The most controversial Obama policy is the nuclear deal with Iran, signed on July 14, 2015, which has been disapproved by a majority of citizens as well as by the U.S. Senate along with Middle East countries. The sanguine expectation was not only halting or delaying production of an Iranian nuclear weapon, but also a more conciliatory relation between the U.S. and Iran.
Great expectations are unlikely to be fulfilled and policy problems have resulted for at least three reasons. While the Supreme Leader Ayatollah Ali Khamenei remains in office such reconciliation is improbable. A second issue is that the Sunni Arab states, Saudi Arabia, Bahrain, the United Arab Emirates, and Qatar all seek American protection against Iran, promised but difficult to deliver on the basis of Obama’s non-interventionist policy. In Bahrain, the future of the naval base of the U.S. Fifth Fleet is uncertain. The Saudis disagree with the U.S. on the situation in Syria. The sale of military planes to the UAE has been held up and no aid has been given the UAE since 2011.
Most troublesome as a result of the Iran deal is the tension if not friction between the U.S. and Israel. The most recent example was the instruction to Secretary John Kerry and Samantha Power to boycott the speech on October 1, 2015 of Prime Minister Benjamin Netanyahu at the UN General Assembly.
In 2011 Obama approved the Tunisians for overthrowing the regime of President Zine ben Ali, but also approved, or did not oppose, the fall of President Mubarak in Egypt. The U.S. also approved the coming to power of the Muslim Brotherhood in Egypt and was critical of its overthrow by Abdel Fattah al-Sisi, now President of the country. It has been critical of the violations of human rights by the Egyptian regime and has termed it repressive and autocratic.
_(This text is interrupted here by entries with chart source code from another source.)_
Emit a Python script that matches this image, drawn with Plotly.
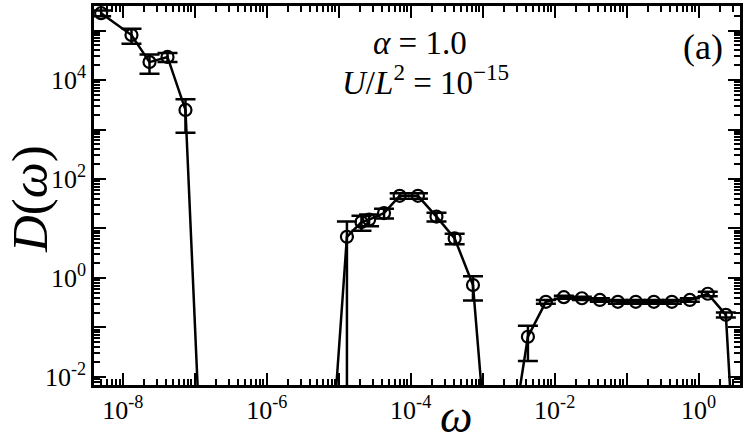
import plotly.graph_objects as go

# omega values (log-binned), D(omega) and symmetric error bars
omega = [5.0e-9, 1.32e-8, 2.35e-8, 4.18e-8, 7.43e-8, 1.32e-7,
         7.33e-6, 1.30e-5, 2.07e-5, 2.64e-5, 4.26e-5, 7.03e-5, 1.26e-4, 2.28e-4, 4.08e-4, 7.33e-4, 1.30e-3,
         2.39e-3, 4.25e-3, 7.55e-3, 1.34e-2, 2.39e-2, 4.25e-2, 7.55e-2, 0.134, 0.239, 0.425, 0.755, 1.34, 2.39, 4.25]
D = [2.24e5, 8.1e4, 2.3e4, 2.92e4, 2.48e3, 1.35e-5,
     5.6e-5, 6.8, 13.5, 15.1, 20.5, 45.7, 45.7, 17.4, 6.3, 0.72, 2.95e-5,
     3.1e-4, 0.065, 0.33, 0.41, 0.39, 0.36, 0.33, 0.33, 0.33, 0.33, 0.36, 0.48, 0.18, 1e-7]
D_err = [3.0e4, 2.7e4, 0.96e4, 0.6e4, 1.62e3, 0,
         0, 7.0, 4.5, 4.0, 4.5, 6.0, 6.0, 3.5, 1.5, 0.37, 0,
         0, 0.044, 0.03, 0.03, 0.03, 0.03, 0.03, 0.03, 0.03, 0.03, 0.03, 0.05, 0.02, 0]

x_tickvals = [1e-8, 1e-7, 1e-6, 1e-5, 1e-4, 1e-3, 1e-2, 1e-1, 1e0]
x_ticktext = ["10<sup>-8</sup>", "", "10<sup>-6</sup>", "", "10<sup>-4</sup>", "",
              "10<sup>-2</sup>", "", "10<sup>0</sup>"]
y_tickvals = [1e-2, 1e-1, 1e0, 1e1, 1e2, 1e3, 1e4, 1e5]
y_ticktext = ["10<sup>-2</sup>", "", "10<sup>0</sup>", "", "10<sup>2</sup>", "",
              "10<sup>4</sup>", ""]

minor_x = [m * 10.0 ** k for k in range(-9, 1) for m in range(2, 10)]
minor_y = [m * 10.0 ** k for k in range(-3, 6) for m in range(2, 10)]

fig = go.Figure()
fig.add_trace(go.Scatter(
    x=omega, y=D, mode="lines+markers",
    line=dict(color="black", width=2.5),
    marker=dict(symbol="circle-open", size=12, color="black", line=dict(width=2.2, color="black")),
    error_y=dict(type="data", array=D_err, visible=True, color="black", thickness=2.5, width=10),
    showlegend=False,
))

font_family = "Liberation Serif"

fig.update_xaxes(
    type="log", range=[-8.40, 0.575], automargin=False,
    tickvals=x_tickvals, ticktext=x_ticktext,
    ticks="inside", ticklen=12, tickwidth=2, tickcolor="black",
    minor=dict(ticks="inside", ticklen=6, tickwidth=1.5, tickcolor="black", tickvals=minor_x),
    showline=True, linecolor="black", linewidth=2.5, mirror="allticks",
    showgrid=False, zeroline=False,
    tickfont=dict(family=font_family, size=26, color="black"),
)
fig.update_yaxes(
    type="log", range=[-2.162, 5.495], automargin=False,
    tickvals=y_tickvals, ticktext=y_ticktext,
    ticks="inside", ticklen=12, tickwidth=2, tickcolor="black",
    minor=dict(ticks="inside", ticklen=6, tickwidth=1.5, tickcolor="black", tickvals=minor_y),
    showline=True, linecolor="black", linewidth=2.5, mirror="allticks",
    showgrid=False, zeroline=False,
    tickfont=dict(family=font_family, size=26, color="black"),
)

fig.add_annotation(text="<i>D</i>(<i>ω</i>)", xref="paper", yref="paper", x=-0.098, y=0.49,
                   textangle=-90, showarrow=False, xanchor="center", yanchor="middle",
                   font=dict(family=font_family, size=51, color="black"))
fig.add_annotation(text="<i>ω</i>", xref="paper", yref="paper", x=0.56, y=-0.155,
                   showarrow=False, xanchor="center", yanchor="bottom",
                   font=dict(family=font_family, size=46, color="black"))
fig.add_annotation(text="<i>α</i> = 1.0", xref="paper", yref="paper", x=0.505, y=0.902,
                   showarrow=False, xanchor="center", yanchor="middle",
                   font=dict(family=font_family, size=33, color="black"))
fig.add_annotation(text="<i>U</i>/<i>L</i><sup>2</sup> = 10<sup>−15</sup>", xref="paper", yref="paper",
                   x=0.513, y=0.805, showarrow=False, xanchor="center", yanchor="middle",
                   font=dict(family=font_family, size=33, color="black"))
fig.add_annotation(text="(a)", xref="paper", yref="paper", x=0.943, y=0.893,
                   showarrow=False, xanchor="center", yanchor="middle",
                   font=dict(family=font_family, size=36, color="black"))

fig.update_layout(
    width=747, height=445,
    margin=dict(l=94, r=7, t=6, b=60),
    paper_bgcolor="white", plot_bgcolor="white",
)

fig.write_html("out.html", config={"displayModeBar": False},
               post_script="document.body.style.margin='0';document.body.style.overflow='hidden';")
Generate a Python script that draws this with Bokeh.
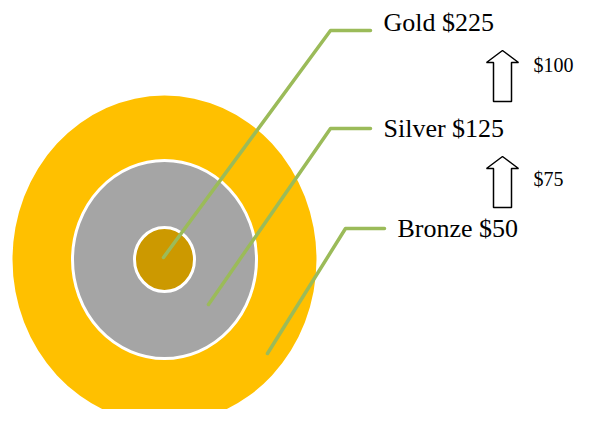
from bokeh.plotting import figure
from bokeh.models import Range1d
from bokeh.core.properties import value
from bokeh.embed import file_html
from bokeh.resources import INLINE

# ---- data ----
tiers = ["Gold", "Silver", "Bronze"]
prices = [225, 125, 50]
ring_colors = ["#CC9900", "#A5A5A5", "#FFC000"]
diffs = [prices[i] - prices[i + 1] for i in range(len(prices) - 1)]  # 100, 75
diff_labels = ["$" + str(d) for d in diffs]
tier_labels = [f"{t} ${p}" for t, p in zip(tiers, prices)]

# ---- layout (picture pixel coordinates) ----
W, H = 575, 409
p = figure(width=W, height=H, output_backend="svg", toolbar_location=None,
           x_range=Range1d(0, W), y_range=Range1d(H, 0),
           min_border=0, outline_line_color=None)
p.axis.visible = False
p.grid.visible = False

# rings: drawn outer -> inner
cx, cy = 164, 259
ring_w = [60, 184, 304]
ring_h = [64, 198, 328]
ring_line = [3, 3, 0]
for i in [2, 1, 0]:
    p.ellipse(x=[cx], y=[cy], width=[ring_w[i]], height=[ring_h[i]],
              fill_color=ring_colors[i],
              line_color="white" if ring_line[i] else None,
              line_width=ring_line[i] if ring_line[i] else 1)

# leader lines
starts = [(163, 257), (208, 304), (267, 353)]
elbows = [(330, 30), (330, 128), (345, 228)]
ends = [370, 370, 384]
xs = [[s[0], e[0], end] for s, e, end in zip(starts, elbows, ends)]
ys = [[s[1], e[1], e[1]] for s, e in zip(starts, elbows)]
p.multi_line(xs=xs, ys=ys, line_color="#9BBB59", line_width=3.5,
             line_join="round", line_cap="round")

# tier labels
lx = [383, 383, 397]
ly = [22, 128, 228]
p.text(x=lx, y=ly, text=tier_labels, text_font=value("Liberation Serif"),
       text_font_size="26px", text_align="left", text_baseline="alphabetic",
       text_color="black")

# arrows between tiers
ax = 502
tips = [50, 156]
bottoms = [101, 207]
head_h, head_half, shaft_half = 12, 16, 9
axs, ays = [], []
for t, b in zip(tips, bottoms):
    hb = t + head_h
    axs.append([ax, ax + head_half, ax + shaft_half, ax + shaft_half,
                ax - shaft_half, ax - shaft_half, ax - head_half])
    ays.append([t, hb, hb, b, b, hb, hb])
p.patches(xs=axs, ys=ays, fill_color="white", line_color="black", line_width=1.5)

p.text(x=[533, 533], y=[64, 178], text=diff_labels,
       text_font=value("Liberation Serif"), text_font_size="20px",
       text_align="left", text_baseline="alphabetic", text_color="black")

open("out.html", "w").write(file_html(p, INLINE))
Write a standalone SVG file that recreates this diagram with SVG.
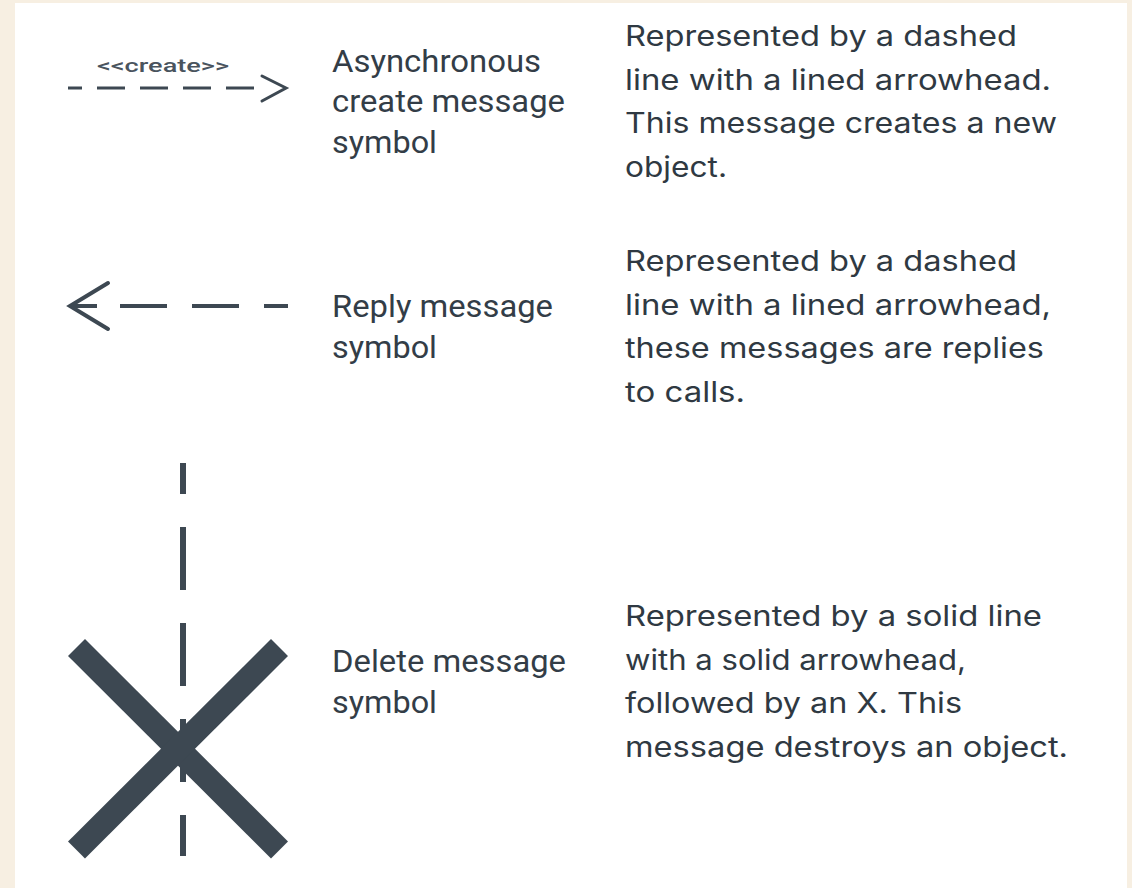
<svg xmlns="http://www.w3.org/2000/svg" width="1132" height="888" viewBox="0 0 1132 888">
<style>
.sym{fill:none;stroke:#3d4852;}
.mid{font-family:Roboto,"Liberation Sans",sans-serif;font-size:31px;fill:#333d47;}
.desc{font-family:Inter,"Liberation Sans",sans-serif;font-size:28px;fill:#2f3942;}
.stereo{font-family:Roboto,"Liberation Sans",sans-serif;font-size:18px;font-weight:500;fill:#4a545e;}
</style>
<rect x="0" y="0" width="1132" height="888" fill="#f7efe2"/>
<rect x="15" y="3" width="1112" height="885" fill="#ffffff"/>

<g id="create-row">
  <text class="stereo" x="97" y="72" textLength="132" lengthAdjust="spacingAndGlyphs">&lt;&lt;create&gt;&gt;</text>
  <line class="sym" x1="68" y1="88" x2="256" y2="88" stroke-width="3" stroke-dasharray="28 15" stroke-dashoffset="14"/>
  <polyline class="sym" points="262,76 286,88 262,101" stroke-width="3" stroke-linecap="round" stroke-linejoin="miter"/>
  <text class="mid" x="332" y="72" textLength="209" lengthAdjust="spacingAndGlyphs">Asynchronous</text>
  <text class="mid" x="332" y="112" textLength="233" lengthAdjust="spacingAndGlyphs">create message</text>
  <text class="mid" x="332" y="153" textLength="105" lengthAdjust="spacingAndGlyphs">symbol</text>
  <text class="desc" x="625" y="46" textLength="392" lengthAdjust="spacingAndGlyphs">Represented by a dashed</text>
  <text class="desc" x="625" y="89.5" textLength="426" lengthAdjust="spacingAndGlyphs">line with a lined arrowhead.</text>
  <text class="desc" x="625" y="133" textLength="432" lengthAdjust="spacingAndGlyphs">This message creates a new</text>
  <text class="desc" x="625" y="177" textLength="102" lengthAdjust="spacingAndGlyphs">object.</text>
</g>

<g id="reply-row">
  <polyline class="sym" points="108,283 70,306 108,329" stroke-width="4" stroke-linecap="round"/>
  <line class="sym" x1="70" y1="306" x2="97" y2="306" stroke-width="4"/>
  <line class="sym" x1="120" y1="306" x2="288" y2="306" stroke-width="4" stroke-dasharray="47 25"/>
  <text class="mid" x="332" y="317" textLength="221" lengthAdjust="spacingAndGlyphs">Reply message</text>
  <text class="mid" x="332" y="358" textLength="105" lengthAdjust="spacingAndGlyphs">symbol</text>
  <text class="desc" x="625" y="271" textLength="392" lengthAdjust="spacingAndGlyphs">Represented by a dashed</text>
  <text class="desc" x="625" y="314.5" textLength="426" lengthAdjust="spacingAndGlyphs">line with a lined arrowhead,</text>
  <text class="desc" x="625" y="358" textLength="419" lengthAdjust="spacingAndGlyphs">these messages are replies</text>
  <text class="desc" x="625" y="402" textLength="120" lengthAdjust="spacingAndGlyphs">to calls.</text>
</g>

<g id="delete-row">
  <line class="sym" x1="183" y1="463" x2="183" y2="856" stroke-width="6" stroke-dasharray="63 33" stroke-dashoffset="32"/>
  <line class="sym" x1="76.5" y1="647.5" x2="279.5" y2="850" stroke-width="24"/>
  <line class="sym" x1="279.5" y1="647.5" x2="76.5" y2="850" stroke-width="24"/>
  <text class="mid" x="332" y="672" textLength="234" lengthAdjust="spacingAndGlyphs">Delete message</text>
  <text class="mid" x="332" y="713" textLength="105" lengthAdjust="spacingAndGlyphs">symbol</text>
  <text class="desc" x="625" y="626" textLength="417" lengthAdjust="spacingAndGlyphs">Represented by a solid line</text>
  <text class="desc" x="625" y="669.5" textLength="341" lengthAdjust="spacingAndGlyphs">with a solid arrowhead,</text>
  <text class="desc" x="625" y="713" textLength="337" lengthAdjust="spacingAndGlyphs">followed by an X. This</text>
  <text class="desc" x="625" y="757" textLength="443" lengthAdjust="spacingAndGlyphs">message destroys an object.</text>
</g>
</svg>
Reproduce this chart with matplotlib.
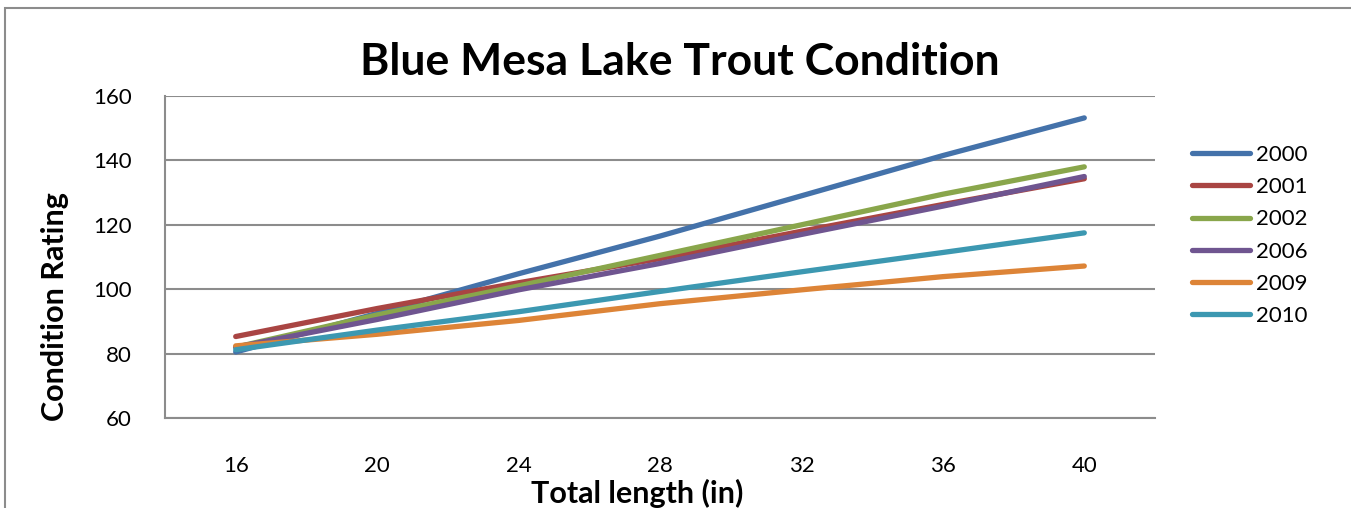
import matplotlib
matplotlib.use("Agg")
import matplotlib.pyplot as plt
from matplotlib.patches import Rectangle

# Datos
lengths = ["16", "20", "24", "28", "32", "36", "40"]
years = ["2000", "2001", "2002", "2006", "2009", "2010"]
y2000 = [80.5, 92.5, 104.8, 116.5, 129.0, 141.5, 153.2]
y2001 = [85.3, 94.0, 102.0, 109.5, 118.0, 126.3, 134.3]
y2002 = [82.0, 92.0, 101.0, 110.5, 120.0, 129.5, 138.0]
y2006 = [82.0, 90.6, 99.8, 108.0, 117.0, 125.8, 135.0]
y2009 = [82.4, 86.0, 90.3, 95.5, 99.8, 103.9, 107.2]
y2010 = [81.2, 87.3, 93.0, 99.3, 105.4, 111.4, 117.5]
series = [y2000, y2001, y2002, y2006, y2009, y2010]
colors = ["#4472AA", "#A94543", "#89A64B", "#6F5590", "#DD8437", "#3C98B1"]

plt.rcParams["font.family"] = ["Lato", "DejaVu Sans"]

fig = plt.figure(figsize=(13.51, 5.08), dpi=100)
ax = fig.add_axes([165 / 1351, 1 - 418 / 508, 990 / 1351, 322 / 508])

x = list(range(len(lengths)))
for vals, name, c in zip(series, years, colors):
    ax.plot(x, vals, color=c, lw=3.8, solid_capstyle="round", label=name)

ax.set_xlim(-0.5, len(lengths) - 0.5)
ax.set_ylim(60, 160)
ax.set_yticks([60, 80, 100, 120, 140, 160])
ax.set_xticks(x)
ax.set_xticklabels(lengths)
ax.tick_params(axis="both", length=0, labelsize=16)
ax.tick_params(axis="x", pad=27)
ax.tick_params(axis="y", pad=24)
ax.grid(axis="y", color="#8c8c8c", lw=1.5)
ax.set_axisbelow(True)
for s in ["top", "right"]:
    ax.spines[s].set_visible(False)
for s in ["left", "bottom"]:
    ax.spines[s].set_color("#8c8c8c")
    ax.spines[s].set_linewidth(1.5)

fig.text(680 / 1351, 1 - 62 / 508, "Blue Mesa Lake Trout Condition",
         ha="center", va="center", fontsize=32, fontweight="bold")
fig.text(637 / 1351, 1 - 493 / 508, "Total length (in)",
         ha="center", va="center", fontsize=22, fontweight="bold")
fig.text(55 / 1351, 1 - 307 / 508, "Condition Rating", rotation=90,
         ha="center", va="center", fontsize=22, fontweight="bold")

ax.legend(loc="upper left", bbox_to_anchor=(1018 / 990, 1 - 40 / 322),
          frameon=False, fontsize=16, handlelength=2.6, labelspacing=0.55,
          handletextpad=0.3, borderaxespad=0)

fig.add_artist(Rectangle((5 / 1351, -0.1), 1.2, 1 - 8 / 508 + 0.1,
                         transform=fig.transFigure, fill=False,
                         edgecolor="#8c8c8c", lw=1.5))

fig.savefig("out.png", dpi=100)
Nevertheless, Obama agreed in March 2015 to lift the executive holds he had placed in October 2013 on the delivery of arms to Egypt. The U.S. will send 12 F-16s, 20 missiles, and 125 tank kits to Cairo, and the administration will continue to request annual military aid of $1.3 billion. It was not coincidental that Egypt had already signed large arms agreements with France, $5.5 billion, and with Russia, $3.5 billion.
What then is the Obama policy? He clearly want to get U.S. forces out of Iraq, to avoid any American casualties in Syria and elsewhere, and to veer U.S. policy and concern towards the Pacific and the Far East, but is puzzled by what to do about Syria, and policy towards other Arab countries and Israel.
In the words of John Boehner before leaving his position as Speaker of the House of Representatives it was necessary to “clean up the barn a little bit.” American foreign policy needs clarity and conviction in cleaning up the international barn.